Spanien gilt seit längerem an den Finanzmärkten als Wackelkandidat. Der Refinanzierungsbedarf der Bankenbranche hat zuletzt Sorgen geschürt, das Land müsse auf Hilfsgelder seiner internationalen Partner zurückgreifen. Nach Einschätzung des Internationalen Währungsfonds (IWF) haben die angeschlagenen Geldhäuser aber ausreichend Kapital, um die Rezession zu überstehen. Zuletzt zeigte sich die Regierung in Madrid zuversichtlich, ihr Sparziel für dieses Jahr zu erfüllen. Mit Hilfe eines strikten Sparkurses von mehr als 27 Mrd. Euro will Spanien einen Fehlbetrag von 5,3 Prozent nach Brüssel melden. Im vergangenen Jahr waren es noch 8,5 Prozent.

Die drastischen Sparbemühungen sollen dazu führen, dass die Finanzmärkte wieder Vertrauen in das hoch verschuldete Land fassen.
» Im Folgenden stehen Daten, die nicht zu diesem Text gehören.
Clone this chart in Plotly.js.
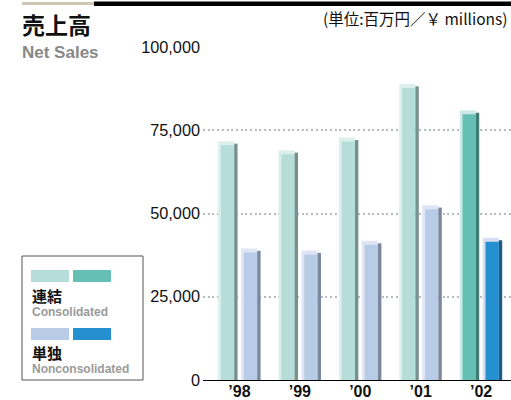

Zwar kann Spanien noch erfolgreich den Kapitalmarkt anzapfen, muss die Anleger aber zunehmend mit höheren Zinsen locken. Am Freitag stiegen die Renditen für zehnjährige Anleihen zunächst wieder über die psychologisch wichtige Marke sechs Prozent, gingen später aber auf 5,97 Prozent zurück. Der Schritt der Bonitätswächter sei schließlich keine allzu große Überraschung, hieß es an den Märkten.

Dennoch geriet Italien im Sog Spaniens an den Finanzmärkten wieder stärker unter Druck. Das Land musste am Freitag bei der Platzierung von Staatsanleihen Investoren so hohe Zinsen zahlen wie seit Jänner nicht mehr. Für zehnjährige Papiere stieg die Durchschnittsrendite auf 5,84 Prozent und lag damit höher als bei einer ähnlichen Auktion im März. Die Herunterstufung durch S&P brachte auch die europäischen Aktienmärkte kurzzeitig ins Straucheln. So rutschte der Dax zu Handelsbeginn auf 1,3 Prozent ab, erholte sich später aber wieder.